## Brief
Restate the data word for word and leave the images out.

◇ ◇ ◇ ◇

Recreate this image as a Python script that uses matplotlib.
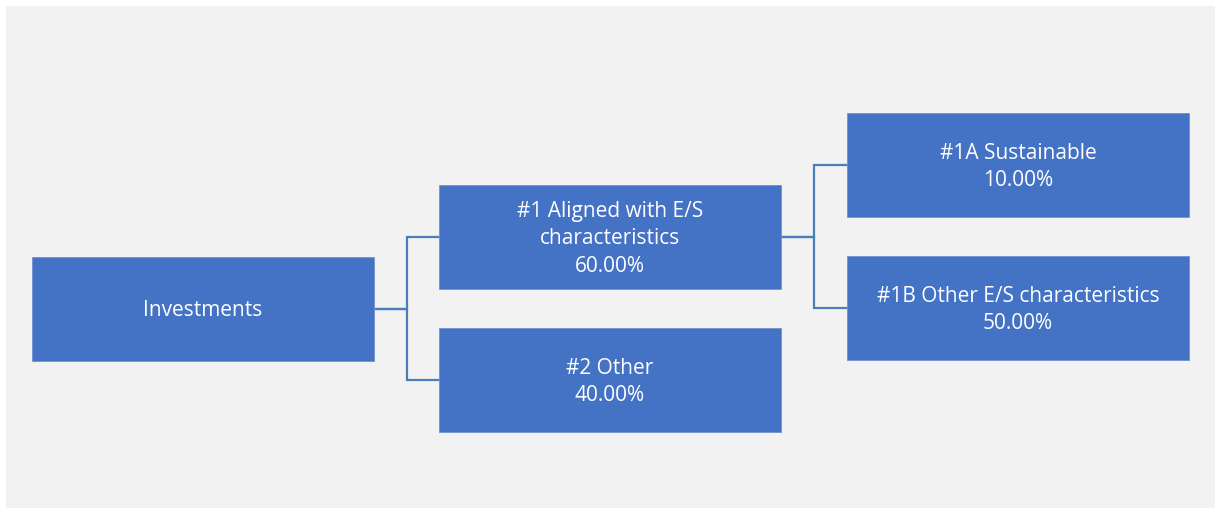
import matplotlib
matplotlib.use("Agg")
import matplotlib.pyplot as plt
from matplotlib.patches import Rectangle

# tree of investments, shares in percent
node_names = ["Investments", "#1 Aligned with E/S\ncharacteristics", "#2 Other",
              "#1A Sustainable", "#1B Other E/S characteristics"]
node_shares = [None, 60.00, 40.00, 10.00, 50.00]
node_parent = [None, 0, 0, 1, 1]

# layout (pixels) - column and row of each node
col_x = [32, 439, 847]
node_col = [0, 1, 1, 2, 2]
node_top = [257, 185, 328, 113, 256]
box_w, box_h = 342, 104

BOX = "#4472c4"
LINE = "#4a7ebb"
BG = "#f2f2f2"

plt.rcParams['font.family'] = ['Open Sans', 'DejaVu Sans']

fig = plt.figure(figsize=(12.21, 5.14), dpi=100)
fig.patch.set_facecolor("white")
ax = fig.add_axes([0, 0, 1, 1])
ax.set_xlim(0, 1221)
ax.set_ylim(514, 0)
ax.axis("off")

ax.add_patch(Rectangle((6, 6), 1209, 502, facecolor=BG, edgecolor="none", zorder=0))

# connectors (elbow lines from parent to children)
for i, p in enumerate(node_parent):
    if p is None:
        continue
    px = col_x[node_col[p]] + box_w
    py = node_top[p] + box_h / 2
    cx = col_x[node_col[i]]
    cy = node_top[i] + box_h / 2
    mx = (px + cx) / 2
    ax.plot([px, mx, mx, cx], [py, py, cy, cy], color=LINE, lw=1.6,
            solid_joinstyle="miter", zorder=1)

for i, name in enumerate(node_names):
    x = col_x[node_col[i]]
    y = node_top[i]
    ax.add_patch(Rectangle((x, y), box_w, box_h, facecolor=BOX,
                           edgecolor="#6f93d0", lw=0.6, zorder=2))
    txt = name if node_shares[i] is None else "{}\n{:.2f}%".format(name, node_shares[i])
    ax.text(x + box_w / 2, y + box_h / 2 + 2, txt, color="white", fontsize=15,
            ha="center", va="center", linespacing=1.38, zorder=3)

fig.savefig("out.png", dpi=100, facecolor=fig.get_facecolor())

◇ ◇ ◇ ◇

## Answer to this problem
Recreate this image as a Python script that uses matplotlib.
import matplotlib
matplotlib.use("Agg")
import matplotlib.pyplot as plt
from matplotlib.patches import Rectangle

# tree of investments, shares in percent
node_names = ["Investments", "#1 Aligned with E/S\ncharacteristics", "#2 Other",
              "#1A Sustainable", "#1B Other E/S characteristics"]
node_shares = [None, 60.00, 40.00, 10.00, 50.00]
node_parent = [None, 0, 0, 1, 1]

# layout (pixels) - column and row of each node
col_x = [32, 439, 847]
node_col = [0, 1, 1, 2, 2]
node_top = [257, 185, 328, 113, 256]
box_w, box_h = 342, 104

BOX = "#4472c4"
LINE = "#4a7ebb"
BG = "#f2f2f2"

plt.rcParams['font.family'] = ['Open Sans', 'DejaVu Sans']

fig = plt.figure(figsize=(12.21, 5.14), dpi=100)
fig.patch.set_facecolor("white")
ax = fig.add_axes([0, 0, 1, 1])
ax.set_xlim(0, 1221)
ax.set_ylim(514, 0)
ax.axis("off")

ax.add_patch(Rectangle((6, 6), 1209, 502, facecolor=BG, edgecolor="none", zorder=0))

# connectors (elbow lines from parent to children)
for i, p in enumerate(node_parent):
    if p is None:
        continue
    px = col_x[node_col[p]] + box_w
    py = node_top[p] + box_h / 2
    cx = col_x[node_col[i]]
    cy = node_top[i] + box_h / 2
    mx = (px + cx) / 2
    ax.plot([px, mx, mx, cx], [py, py, cy, cy], color=LINE, lw=1.6,
            solid_joinstyle="miter", zorder=1)

for i, name in enumerate(node_names):
    x = col_x[node_col[i]]
    y = node_top[i]
    ax.add_patch(Rectangle((x, y), box_w, box_h, facecolor=BOX,
                           edgecolor="#6f93d0", lw=0.6, zorder=2))
    txt = name if node_shares[i] is None else "{}\n{:.2f}%".format(name, node_shares[i])
    ax.text(x + box_w / 2, y + box_h / 2 + 2, txt, color="white", fontsize=15,
            ha="center", va="center", linespacing=1.38, zorder=3)

fig.savefig("out.png", dpi=100, facecolor=fig.get_facecolor())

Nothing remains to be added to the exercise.